Leaving out all images, write out the records that follow exactly.

### RECORDS FOR THIS EXERCISE
···

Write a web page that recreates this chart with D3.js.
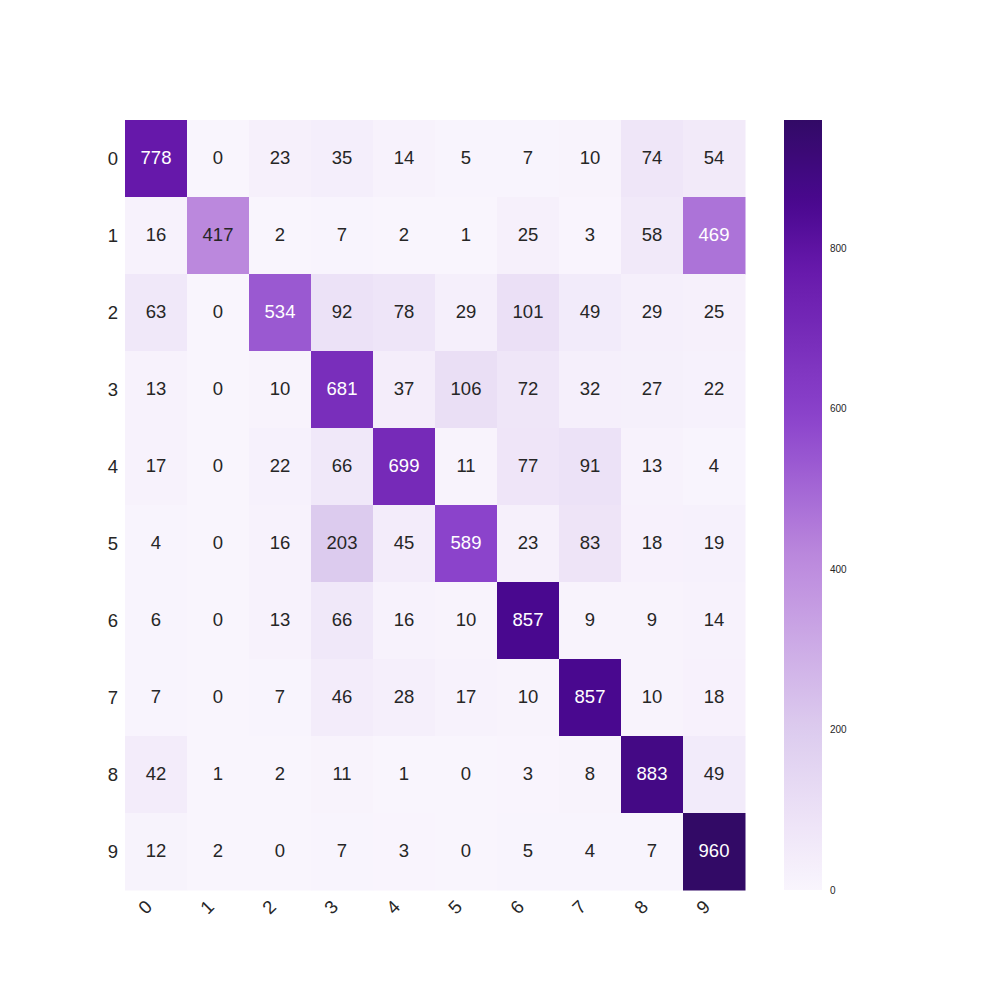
<!DOCTYPE html>
<html><head><meta charset="utf-8">
<script src="https://cdn.jsdelivr.net/npm/d3@7"></script>
<style>body{margin:0;background:#fff;} text{font-family:"Liberation Sans",Arial,sans-serif;}</style>
</head><body><svg id="c" width="1000" height="1000"></svg>
<script>
const rowLabels = ["0","1","2","3","4","5","6","7","8","9"];
const colLabels = ["0","1","2","3","4","5","6","7","8","9"];
const matrix = [
  [778,0,23,35,14,5,7,10,74,54],
  [16,417,2,7,2,1,25,3,58,469],
  [63,0,534,92,78,29,101,49,29,25],
  [13,0,10,681,37,106,72,32,27,22],
  [17,0,22,66,699,11,77,91,13,4],
  [4,0,16,203,45,589,23,83,18,19],
  [6,0,13,66,16,10,857,9,9,14],
  [7,0,7,46,28,17,10,857,10,18],
  [42,1,2,11,1,0,3,8,883,49],
  [12,2,0,7,3,0,5,4,7,960]
];
const cbTicks = [0,200,400,600,800];
const paletteStops = [0,0.077,0.21,0.434,0.61,0.81,0.89,1.0];
const paletteColors = ["#f9f5fd","#efe6f8","#dccbee","#bb88dd","#8c44cc","#6618aa","#4a0890","#320a66"];

const svg = d3.select("#c");
const mLeft=125, mTop=120, W=620, H=770;
const x = d3.scaleBand().domain(colLabels).range([mLeft,mLeft+W]);
const y = d3.scaleBand().domain(rowLabels).range([mTop,mTop+H]);
const vmax = d3.max(matrix.flat());
const color = d3.scaleLinear().domain(paletteStops.map(t=>t*vmax)).range(paletteColors).clamp(true);

const cells=[];
matrix.forEach((row,i)=>row.forEach((v,j)=>cells.push({r:rowLabels[i],c:colLabels[j],v})));

svg.append("g").selectAll("rect").data(cells).join("rect")
  .attr("x",d=>x(d.c)).attr("y",d=>y(d.r))
  .attr("width",x.bandwidth()+0.5).attr("height",y.bandwidth()+0.5)
  .attr("fill",d=>color(d.v));

svg.append("g").selectAll("text").data(cells).join("text")
  .attr("x",d=>x(d.c)+x.bandwidth()/2).attr("y",d=>y(d.r)+y.bandwidth()/2-1.5)
  .attr("text-anchor","middle").attr("dominant-baseline","central")
  .attr("font-size",18.5)
  .attr("fill",d=>d.v>vmax*0.46?"#ffffff":"#262626")
  .text(d=>d.v);

svg.append("g").selectAll("text").data(rowLabels).join("text")
  .attr("x",118).attr("y",d=>y(d)+y.bandwidth()/2)
  .attr("text-anchor","end").attr("dominant-baseline","central")
  .attr("font-size",18.5).attr("fill","#262626").text(d=>d);

svg.append("g").selectAll("text").data(colLabels).join("text")
  .attr("transform",d=>`translate(${x(d)+x.bandwidth()/2-11},${907}) rotate(-45)`)
  .attr("text-anchor","middle").attr("dominant-baseline","central")
  .attr("font-size",18.5).attr("fill","#262626").text(d=>d);

const cbX=784, cbW=38;
const cy = d3.scaleLinear().domain([0,vmax]).range([mTop+H,mTop]);
const defs=svg.append("defs");
const grad=defs.append("linearGradient").attr("id","g").attr("x1",0).attr("y1",1).attr("x2",0).attr("y2",0);
d3.range(0,1.0001,0.02).forEach(t=>grad.append("stop").attr("offset",t).attr("stop-color",color(t*vmax)));
svg.append("rect").attr("x",cbX).attr("y",mTop).attr("width",cbW).attr("height",H).attr("fill","url(#g)");
svg.append("g").selectAll("text").data(cbTicks).join("text")
  .attr("x",830).attr("y",d=>cy(d)).attr("dominant-baseline","central")
  .attr("font-size",10).attr("fill","#262626").text(d=>d);
</script></body></html>
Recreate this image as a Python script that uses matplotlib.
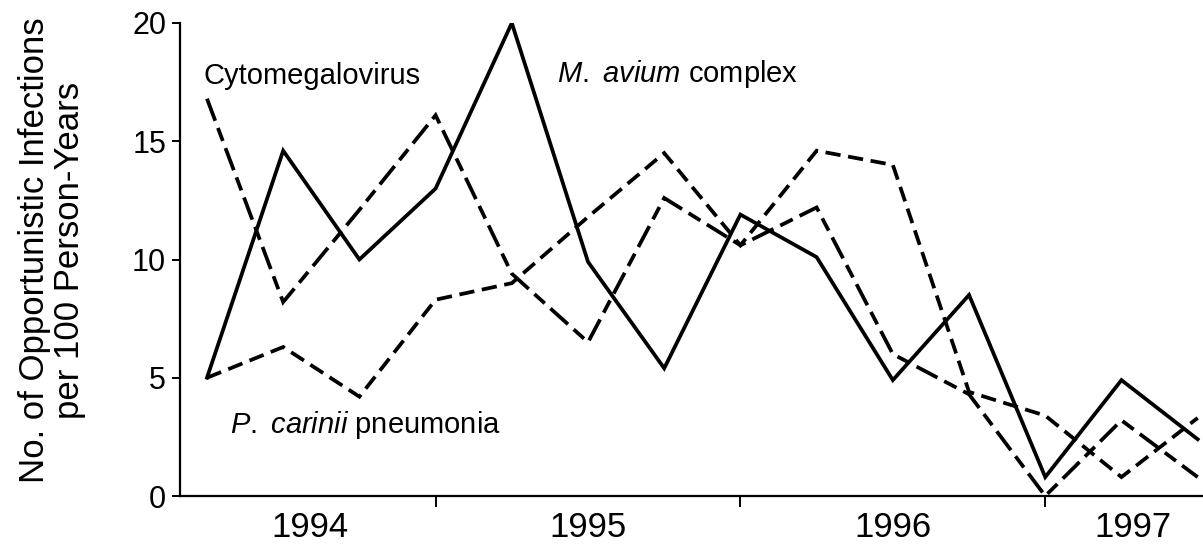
import numpy as np
import matplotlib
matplotlib.use("Agg")
import matplotlib.pyplot as plt

plt.rcParams['font.family'] = ['Liberation Sans', 'DejaVu Sans']
plt.rcParams['mathtext.fontset'] = 'custom'
plt.rcParams['mathtext.rm'] = 'Liberation Sans'
plt.rcParams['mathtext.it'] = 'Liberation Sans:italic'
plt.rcParams['lines.scale_dashes'] = False

# quarterly rates, Q1 1994 .. Q2 1997
quarters = np.arange(14)
mac = [5.0, 14.6, 10.0, 13.0, 20.0, 9.9, 5.4, 11.9, 10.1, 4.9, 8.5, 0.8, 4.9, 2.4]
cmv = [16.8, 8.2, 12.1, 16.1, 9.4, 6.5, 12.6, 10.6, 12.2, 6.0, 4.3, 0.0, 3.2, 0.8]
pcp = [5.0, 6.3, 4.2, 8.3, 9.0, 11.8, 14.5, 10.6, 14.6, 14.0, 4.4, 3.4, 0.8, 3.3]

year_labels = ["1994", "1995", "1996", "1997"]
year_label_pos = [1.35, 5.0, 9.0, 12.15]
year_ticks = [3, 7, 11]
y_ticks = [0, 5, 10, 15, 20]

fig = plt.figure(figsize=(12.03, 5.44), dpi=100)
ax = fig.add_axes([180 / 1203, 48 / 544, 1023 / 1203, 473 / 544])

lw = 2.7
ax.plot(quarters, mac, color='black', lw=lw, solid_joinstyle='miter')
ax.plot(quarters, cmv, color='black', lw=lw, dashes=(17, 5.5, 10, 5.5),
        dash_capstyle='butt', dash_joinstyle='miter')
ax.plot(quarters, pcp, color='black', lw=lw, dashes=(11, 5.5),
        dash_capstyle='butt', dash_joinstyle='miter')

ax.set_xlim(-0.354, 13.07)
ax.set_ylim(0, 20)

for s in ['top', 'right']:
    ax.spines[s].set_visible(False)
for s in ['left', 'bottom']:
    ax.spines[s].set_linewidth(1.6)

ax.set_yticks(y_ticks)
ax.tick_params(axis='y', direction='out', length=6, width=1.4, labelsize=22, pad=4)
ax.set_xticks(year_ticks)
ax.set_xticklabels([])
ax.tick_params(axis='x', which='major', direction='out', length=8, width=1.4)
ax.set_xticks(year_label_pos, minor=True)
ax.set_xticklabels(year_labels, minor=True)
ax.tick_params(axis='x', which='minor', length=0, labelsize=25, pad=11)

fig.text(52 / 1203, 1 - 250 / 544,
         "No. of Opportunistic Infections\nper 100 Person-Years",
         rotation=90, ha='center', va='center', multialignment='center',
         fontsize=25, linespacing=1.05)

ax.text(-0.05, 17.4, "Cytomegalovirus", fontsize=21, ha='left', va='baseline')
ax.text(4.59, 17.5, r"$\it{M.}$ $\it{avium}$ complex", fontsize=21, ha='left', va='baseline')
ax.text(0.30, 2.66, r"$\it{P.}$ $\it{carinii}$ pneumonia", fontsize=21, ha='left', va='baseline')

fig.savefig("out.png", dpi=100)
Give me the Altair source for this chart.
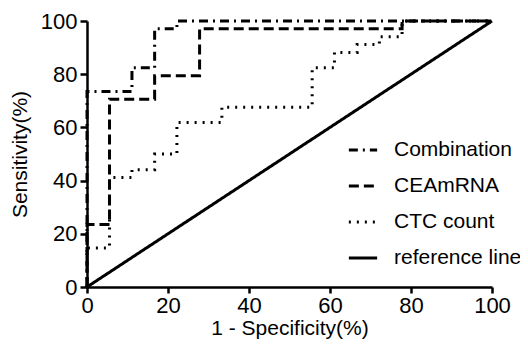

···

### TASK ANSWER
Write a web page that recreates this chart with D3.js.
<!DOCTYPE html>
<html><head><meta charset="utf-8">
<script src="https://cdn.jsdelivr.net/npm/d3@7"></script>
<style>body{margin:0;background:#fff;} text{font-family:"Liberation Sans",Arial,sans-serif;}</style>
</head><body><svg id="c" width="1000" height="1000"></svg>
<script>
const rowLabels = ["0","1","2","3","4","5","6","7","8","9"];
const colLabels = ["0","1","2","3","4","5","6","7","8","9"];
const matrix = [
  [778,0,23,35,14,5,7,10,74,54],
  [16,417,2,7,2,1,25,3,58,469],
  [63,0,534,92,78,29,101,49,29,25],
  [13,0,10,681,37,106,72,32,27,22],
  [17,0,22,66,699,11,77,91,13,4],
  [4,0,16,203,45,589,23,83,18,19],
  [6,0,13,66,16,10,857,9,9,14],
  [7,0,7,46,28,17,10,857,10,18],
  [42,1,2,11,1,0,3,8,883,49],
  [12,2,0,7,3,0,5,4,7,960]
];
const cbTicks = [0,200,400,600,800];
const paletteStops = [0,0.077,0.21,0.434,0.61,0.81,0.89,1.0];
const paletteColors = ["#f9f5fd","#efe6f8","#dccbee","#bb88dd","#8c44cc","#6618aa","#4a0890","#320a66"];

const svg = d3.select("#c");
const mLeft=125, mTop=120, W=620, H=770;
const x = d3.scaleBand().domain(colLabels).range([mLeft,mLeft+W]);
const y = d3.scaleBand().domain(rowLabels).range([mTop,mTop+H]);
const vmax = d3.max(matrix.flat());
const color = d3.scaleLinear().domain(paletteStops.map(t=>t*vmax)).range(paletteColors).clamp(true);

const cells=[];
matrix.forEach((row,i)=>row.forEach((v,j)=>cells.push({r:rowLabels[i],c:colLabels[j],v})));

svg.append("g").selectAll("rect").data(cells).join("rect")
  .attr("x",d=>x(d.c)).attr("y",d=>y(d.r))
  .attr("width",x.bandwidth()+0.5).attr("height",y.bandwidth()+0.5)
  .attr("fill",d=>color(d.v));

svg.append("g").selectAll("text").data(cells).join("text")
  .attr("x",d=>x(d.c)+x.bandwidth()/2).attr("y",d=>y(d.r)+y.bandwidth()/2-1.5)
  .attr("text-anchor","middle").attr("dominant-baseline","central")
  .attr("font-size",18.5)
  .attr("fill",d=>d.v>vmax*0.46?"#ffffff":"#262626")
  .text(d=>d.v);

svg.append("g").selectAll("text").data(rowLabels).join("text")
  .attr("x",118).attr("y",d=>y(d)+y.bandwidth()/2)
  .attr("text-anchor","end").attr("dominant-baseline","central")
  .attr("font-size",18.5).attr("fill","#262626").text(d=>d);

svg.append("g").selectAll("text").data(colLabels).join("text")
  .attr("transform",d=>`translate(${x(d)+x.bandwidth()/2-11},${907}) rotate(-45)`)
  .attr("text-anchor","middle").attr("dominant-baseline","central")
  .attr("font-size",18.5).attr("fill","#262626").text(d=>d);

const cbX=784, cbW=38;
const cy = d3.scaleLinear().domain([0,vmax]).range([mTop+H,mTop]);
const defs=svg.append("defs");
const grad=defs.append("linearGradient").attr("id","g").attr("x1",0).attr("y1",1).attr("x2",0).attr("y2",0);
d3.range(0,1.0001,0.02).forEach(t=>grad.append("stop").attr("offset",t).attr("stop-color",color(t*vmax)));
svg.append("rect").attr("x",cbX).attr("y",mTop).attr("width",cbW).attr("height",H).attr("fill","url(#g)");
svg.append("g").selectAll("text").data(cbTicks).join("text")
  .attr("x",830).attr("y",d=>cy(d)).attr("dominant-baseline","central")
  .attr("font-size",10).attr("fill","#262626").text(d=>d);
</script></body></html>
Recreate this image as a Python script that uses matplotlib.
import numpy as np
import matplotlib
matplotlib.use("Agg")
import matplotlib.pyplot as plt

plt.rcParams['font.family'] = ['Liberation Sans', 'DejaVu Sans']
plt.rcParams['mathtext.fontset'] = 'custom'
plt.rcParams['mathtext.rm'] = 'Liberation Sans'
plt.rcParams['mathtext.it'] = 'Liberation Sans:italic'
plt.rcParams['lines.scale_dashes'] = False

# quarterly rates, Q1 1994 .. Q2 1997
quarters = np.arange(14)
mac = [5.0, 14.6, 10.0, 13.0, 20.0, 9.9, 5.4, 11.9, 10.1, 4.9, 8.5, 0.8, 4.9, 2.4]
cmv = [16.8, 8.2, 12.1, 16.1, 9.4, 6.5, 12.6, 10.6, 12.2, 6.0, 4.3, 0.0, 3.2, 0.8]
pcp = [5.0, 6.3, 4.2, 8.3, 9.0, 11.8, 14.5, 10.6, 14.6, 14.0, 4.4, 3.4, 0.8, 3.3]

year_labels = ["1994", "1995", "1996", "1997"]
year_label_pos = [1.35, 5.0, 9.0, 12.15]
year_ticks = [3, 7, 11]
y_ticks = [0, 5, 10, 15, 20]

fig = plt.figure(figsize=(12.03, 5.44), dpi=100)
ax = fig.add_axes([180 / 1203, 48 / 544, 1023 / 1203, 473 / 544])

lw = 2.7
ax.plot(quarters, mac, color='black', lw=lw, solid_joinstyle='miter')
ax.plot(quarters, cmv, color='black', lw=lw, dashes=(17, 5.5, 10, 5.5),
        dash_capstyle='butt', dash_joinstyle='miter')
ax.plot(quarters, pcp, color='black', lw=lw, dashes=(11, 5.5),
        dash_capstyle='butt', dash_joinstyle='miter')

ax.set_xlim(-0.354, 13.07)
ax.set_ylim(0, 20)

for s in ['top', 'right']:
    ax.spines[s].set_visible(False)
for s in ['left', 'bottom']:
    ax.spines[s].set_linewidth(1.6)

ax.set_yticks(y_ticks)
ax.tick_params(axis='y', direction='out', length=6, width=1.4, labelsize=22, pad=4)
ax.set_xticks(year_ticks)
ax.set_xticklabels([])
ax.tick_params(axis='x', which='major', direction='out', length=8, width=1.4)
ax.set_xticks(year_label_pos, minor=True)
ax.set_xticklabels(year_labels, minor=True)
ax.tick_params(axis='x', which='minor', length=0, labelsize=25, pad=11)

fig.text(52 / 1203, 1 - 250 / 544,
         "No. of Opportunistic Infections\nper 100 Person-Years",
         rotation=90, ha='center', va='center', multialignment='center',
         fontsize=25, linespacing=1.05)

ax.text(-0.05, 17.4, "Cytomegalovirus", fontsize=21, ha='left', va='baseline')
ax.text(4.59, 17.5, r"$\it{M.}$ $\it{avium}$ complex", fontsize=21, ha='left', va='baseline')
ax.text(0.30, 2.66, r"$\it{P.}$ $\it{carinii}$ pneumonia", fontsize=21, ha='left', va='baseline')

fig.savefig("out.png", dpi=100)
Give me the Altair source for this chart.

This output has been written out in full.